In other words, in the action of the novel, the character Nancy has taken the role of Christ. The poem “To Michal” ends:
thou shalt feel
A day, a sennight hence, what tempters fled
From those hot prayers. Thy foot there crushed his head,
Smile if the dragon’s claw here tore thy heel. (p. 72).
Apparently Williams’s wife Michal, too, is “Messias,” or at least “near enough.”
Near enough, indeed, that at the end of the next poem, “On leaving Church”: “I rise, I genuflect, I turn / To breakfast, and to you!” (p. 77)–not that he is bowing to her, but that his bowing to Christ leads naturally into his relationship with her. I find that very lovely.
There is more content in Divorce on the theme of Romantic Theology, lots more. Michal seems to shift from identification with Christ to identification with Mary in the “Commentaries,” for instance.
But let you proceed to the next theme in Divorce:
The idea of the City runs through all of Williams’s work. Here are some thoughts about “The City” on the website of a Benedictine Order, and here is my previous post about The City in CW’s works. Williams used the image of an orderly, harmonious city as an emblem for Heaven and for God’s orderly, co-operative kingdom on earth. This idea is being developed in Divorce. In “Ghosts,” he requests that the departed would:
Your heavenly conversation turn
Some while in aid of me,
That I may now, in these dark ways,
Glimpse of your city see. (p. 25).
In “House-hunting” (p. 28-29), he turns the ordinary domestic activity of looking for a new flat into an adventure “In the high town which is eternity,” again mapping earthly life onto heavenly. “Celestial Cities” (pp. 30-31) plays out the identification even more clearly, and lays the groundwork for what Lewis would explore in That Hideous Strength: the idea that underneath or co-existing with the earthly, human “England” is a heavenly, divine “Logres.” Williams puts it like this: “…through the streets of London / The streets of Sarras shine.”

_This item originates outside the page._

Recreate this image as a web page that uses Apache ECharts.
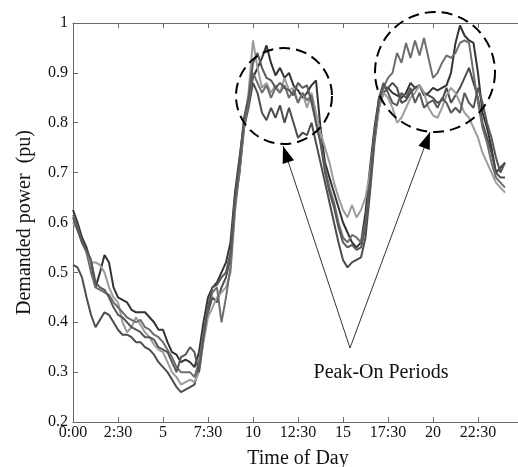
<!DOCTYPE html>
<html>
<head>
<meta charset="utf-8">
<script src="https://cdn.jsdelivr.net/npm/echarts@6/dist/echarts.min.js"></script>
<style>
html,body{margin:0;padding:0;background:#fff;}
#chart{width:518px;height:467px;}
</style>
</head>
<body>
<div id="chart"></div>
<script>
// time of day in hours, 15-minute steps
const hours = [];
for (let i = 0; i <= 96; i++) hours.push(i * 0.25);

const xTicks = [0, 2.5, 5, 7.5, 10, 12.5, 15, 17.5, 20, 22.5];
const xTickLabels = ['0:00', '2:30', '5', '7:30', '10', '12:30', '15', '17:30', '20', '22:30'];
const yTickLabels = ['0.2', '0.3', '0.4', '0.5', '0.6', '0.7', '0.8', '0.9', '1'];

const series1 = [
  0.625, 0.60, 0.57, 0.55,   0.52, 0.47, 0.50, 0.535,   0.52, 0.47, 0.45, 0.445,
  0.44, 0.425, 0.42, 0.42,   0.42, 0.41, 0.40, 0.385,   0.385, 0.36, 0.34, 0.335,
  0.32, 0.325, 0.32, 0.31,   0.34, 0.40, 0.45, 0.47,    0.48, 0.50, 0.52, 0.56,
  0.66, 0.73, 0.80, 0.85,    0.89, 0.91, 0.93, 0.955,   0.92, 0.895, 0.91, 0.89,
  0.90, 0.875, 0.865, 0.85,  0.86, 0.875, 0.885, 0.79,  0.72, 0.69, 0.66, 0.63,
  0.60, 0.58, 0.56, 0.55,    0.56, 0.62, 0.71, 0.79,    0.85, 0.87, 0.87, 0.86,
  0.855, 0.85, 0.86, 0.88,   0.87, 0.875, 0.855, 0.86,  0.87, 0.865, 0.87, 0.875,
  0.90, 0.96, 0.995, 0.975,  0.965, 0.96, 0.90, 0.82,   0.79, 0.75, 0.70, 0.71,
  0.72
];
const series2 = [
  0.515, 0.51, 0.49, 0.45,   0.415, 0.39, 0.405, 0.42,  0.415, 0.40, 0.385, 0.375,
  0.375, 0.37, 0.36, 0.36,   0.35, 0.345, 0.335, 0.32,  0.31, 0.30, 0.285, 0.27,
  0.26, 0.265, 0.27, 0.275,  0.31, 0.37, 0.42, 0.45,    0.44, 0.47, 0.49, 0.53,
  0.64, 0.70, 0.79, 0.83,    0.88, 0.86, 0.82, 0.805,   0.83, 0.81, 0.835, 0.80,
  0.83, 0.80, 0.77, 0.78,    0.775, 0.80, 0.76, 0.72,   0.68, 0.64, 0.60, 0.56,
  0.525, 0.51, 0.52, 0.525,  0.53, 0.57, 0.66, 0.76,    0.83, 0.86, 0.87, 0.88,
  0.87, 0.84, 0.845, 0.86,   0.87, 0.875, 0.86, 0.855,  0.85, 0.84, 0.845, 0.87,
  0.84, 0.855, 0.87, 0.89,   0.91, 0.88, 0.85, 0.80,    0.77, 0.74, 0.70, 0.69,
  0.69
];
const series3 = [
  0.60, 0.585, 0.56, 0.54,   0.52, 0.52, 0.515, 0.50,   0.47, 0.45, 0.44, 0.40,
  0.38, 0.39, 0.41, 0.395,   0.38, 0.37, 0.355, 0.345,  0.34, 0.32, 0.30, 0.29,
  0.275, 0.28, 0.285, 0.28,  0.30, 0.36, 0.41, 0.43,    0.45, 0.46, 0.47, 0.50,
  0.62, 0.71, 0.80, 0.86,    0.965, 0.91, 0.87, 0.88,   0.86, 0.875, 0.86, 0.89,
  0.865, 0.87, 0.84, 0.86,   0.83, 0.86, 0.82, 0.78,    0.75, 0.72, 0.68, 0.65,
  0.625, 0.61, 0.635, 0.61,  0.625, 0.65, 0.70, 0.77,   0.83, 0.86, 0.85, 0.83,
  0.80, 0.81, 0.83, 0.85,    0.86, 0.875, 0.86, 0.83,   0.815, 0.81, 0.83, 0.855,
  0.87, 0.86, 0.84, 0.82,    0.81, 0.79, 0.77, 0.74,    0.72, 0.70, 0.68, 0.67,
  0.66
];
const series4 = [
  0.615, 0.59, 0.56, 0.54,   0.50, 0.47, 0.465, 0.46,   0.455, 0.44, 0.43, 0.42,
  0.41, 0.405, 0.40, 0.405,  0.39, 0.385, 0.375, 0.37,  0.36, 0.345, 0.33, 0.31,
  0.30, 0.30, 0.30, 0.29,    0.32, 0.38, 0.43, 0.46,    0.47, 0.40, 0.45, 0.51,
  0.63, 0.70, 0.79, 0.84,    0.90, 0.88, 0.86, 0.875,   0.85, 0.87, 0.86, 0.875,
  0.85, 0.865, 0.84, 0.86,   0.845, 0.855, 0.80, 0.76,  0.71, 0.67, 0.64, 0.60,
  0.57, 0.56, 0.575, 0.57,   0.56, 0.60, 0.68, 0.78,    0.84, 0.87, 0.89, 0.90,
  0.94, 0.92, 0.96, 0.93,    0.965, 0.935, 0.97, 0.93,  0.89, 0.90, 0.92, 0.935,
  0.93, 0.94, 0.96, 0.965,   0.96, 0.90, 0.84, 0.79,    0.76, 0.72, 0.69, 0.68,
  0.67
];
const series5 = [
  0.61, 0.585, 0.56, 0.545,  0.525, 0.48, 0.47, 0.465,  0.45, 0.43, 0.415, 0.41,
  0.40, 0.39, 0.385, 0.38,   0.37, 0.37, 0.365, 0.35,   0.345, 0.34, 0.32, 0.30,
  0.33, 0.335, 0.35, 0.34,   0.30, 0.37, 0.43, 0.47,    0.475, 0.49, 0.50, 0.54,
  0.65, 0.72, 0.81, 0.85,    0.92, 0.94, 0.91, 0.89,    0.885, 0.87, 0.88, 0.87,
  0.865, 0.855, 0.88, 0.87,  0.875, 0.84, 0.80, 0.76,   0.70, 0.66, 0.63, 0.59,
  0.56, 0.55, 0.555, 0.545,  0.55, 0.59, 0.68, 0.77,    0.85, 0.88, 0.86, 0.84,
  0.835, 0.86, 0.85, 0.87,   0.84, 0.86, 0.83, 0.84,    0.845, 0.83, 0.85, 0.84,
  0.82, 0.83, 0.82, 0.86,    0.84, 0.83, 0.87, 0.84,    0.80, 0.77, 0.73, 0.70,
  0.72
];

const seriesValues = [series1, series2, series3, series4, series5];
const seriesColors = ['#333333', '#4c4c4c', '#9c9c9c', '#6e6e6e', '#585858'];

const FONT = 'Liberation Serif';

const chart = echarts.init(document.getElementById('chart'), null, {renderer: 'canvas'});

function xFmt(v) {
  const i = xTicks.indexOf(v);
  return i >= 0 ? xTickLabels[i] : '';
}
function yFmt(v) {
  const i = Math.round((v - 0.2) * 10);
  const ok = Math.abs((v - 0.2) * 10 - i) < 1e-6;
  return ok && yTickLabels[i] !== undefined ? yTickLabels[i] : '';
}

const axisLineStyle = {color: '#6a6a6a', width: 1};

const option = {
  animation: false,
  backgroundColor: '#fff',
  grid: {left: 73, top: 23, right: -5, bottom: 45, containLabel: false, outerBoundsMode: 'none'},
  xAxis: [{
    type: 'value', min: 0, max: 25, interval: 2.5,
    axisLine: {show: true, lineStyle: axisLineStyle},
    axisTick: {show: true, inside: true, length: 5, lineStyle: axisLineStyle},
    axisLabel: {formatter: xFmt, color: '#111', fontFamily: FONT, fontSize: 16, margin: 3, showMaxLabel: false},
    splitLine: {show: false},
    name: 'Time of Day', nameLocation: 'middle', nameGap: 27,
    nameTextStyle: {fontFamily: FONT, fontSize: 20, color: '#111'}
  }, {
    type: 'value', min: 0, max: 25, interval: 2.5, position: 'top',
    axisLine: {show: true, lineStyle: axisLineStyle},
    axisTick: {show: true, inside: true, length: 5, lineStyle: axisLineStyle},
    axisLabel: {show: false},
    splitLine: {show: false}
  }],
  yAxis: {
    type: 'value', min: 0.2, max: 1.0, interval: 0.1,
    axisLine: {show: true, lineStyle: axisLineStyle},
    axisTick: {show: true, inside: true, length: 5, lineStyle: axisLineStyle},
    axisLabel: {formatter: yFmt, color: '#111', fontFamily: FONT, fontSize: 16, margin: 5},
    splitLine: {show: false},
    name: 'Demanded power  (pu)', nameLocation: 'middle', nameGap: 38,
    nameTextStyle: {fontFamily: FONT, fontSize: 20, color: '#111'}
  },
  series: seriesValues.map((vals, k) => ({
    type: 'line',
    data: vals.map((v, i) => [hours[i], v]),
    showSymbol: false,
    symbol: 'none',
    lineStyle: {color: seriesColors[k], width: 2},
    z: 2 + k
  }))
};
chart.setOption(option);

// annotations (pixel positions)
function arrowHead(apex, tip, len, half) {
  const dx = tip[0] - apex[0], dy = tip[1] - apex[1];
  const d = Math.sqrt(dx * dx + dy * dy);
  const ux = dx / d, uy = dy / d;
  const bx = tip[0] - ux * len, by = tip[1] - uy * len;
  const px = -uy, py = ux;
  return [[tip[0], tip[1]], [bx + px * half, by + py * half], [bx - px * half, by - py * half]];
}
const apex = [350, 348];
const tip1 = [283, 146];
const tip2 = [430, 132];

chart.setOption({
  graphic: [
    {type: 'circle', shape: {cx: 284, cy: 96, r: 48}, z: 50,
     style: {fill: 'none', stroke: '#000', lineWidth: 2, lineDash: [11, 6]}},
    {type: 'circle', shape: {cx: 435, cy: 72, r: 60}, z: 50,
     style: {fill: 'none', stroke: '#000', lineWidth: 2, lineDash: [11, 6]}},
    {type: 'polyline', shape: {points: [tip1, apex, tip2]}, z: 50,
     style: {fill: 'none', stroke: '#000', lineWidth: 0.8}},
    {type: 'polygon', shape: {points: arrowHead(apex, tip1, 17, 6)}, z: 51,
     style: {fill: '#000'}},
    {type: 'polygon', shape: {points: arrowHead(apex, tip2, 17, 6)}, z: 51,
     style: {fill: '#000'}},
    {type: 'text', x: 381, y: 373, z: 52,
     style: {text: 'Peak-On Periods', font: '20px "Liberation Serif"', fill: '#111',
             textAlign: 'center', textVerticalAlign: 'middle'}}
  ]
});
</script>
</body>
</html>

In addition to the themes of War, True Myth, Romantic Theology, and the City, there are a few other topics in Divorce that I should mention.
* There are hints of the later Arthurian poems. For instance, in “Ballade of a Country Day,” (p. 20-21) all is well “If Sarras be, if Sarras hold the Grail.” (This reads like Williams’s slightly less catchy version of Browning’s “God’s in His Heaven / All’s right with the world”).
* The “Chant Royal of Feet” (p. 107) foreshadows “A Vision of the Empire” in its praise of body parts.
* There is a foreshadowing of All Hallows’ Eve in “Ghosts,” in which “I at the next corner met / With you whom once I loved” (p. 24).
* The poem “Ballad of Material Things” suggests that the Devil fails in his schemes because he is not incarnate–which led me to query in the margin, “What about Merlin?” Wasn’t Merlin supposed to have been fathered by the Devil?
* In addition to the title, “Divorce,” there is one other moment that seems to have influenced C.S. Lewis’s novel The Great Divorce. In “Dialogue between the Republic and the Apostasy,” The Voice of the Republic says:
Chooses he? I at ending shine, a God.
Refuses? But a dream I pass away.
Accepts? The heavens shall be his native sod.
Rejects? He treads but clay. (p. 40).
As you may recall, The Great Divorce turns out to have been a dream.
* There are poems for and against Universalism (pp. 42, 44)
* There are expositions of the Way of Exchange (p. 45)
* In the middle of the book are three “Experiments” with free verse that do not sound like Williams at all.
In short, I recommend that you check out this book if you are a fanatic about 20th-century British poetry. If not, hang on until we get to the novels!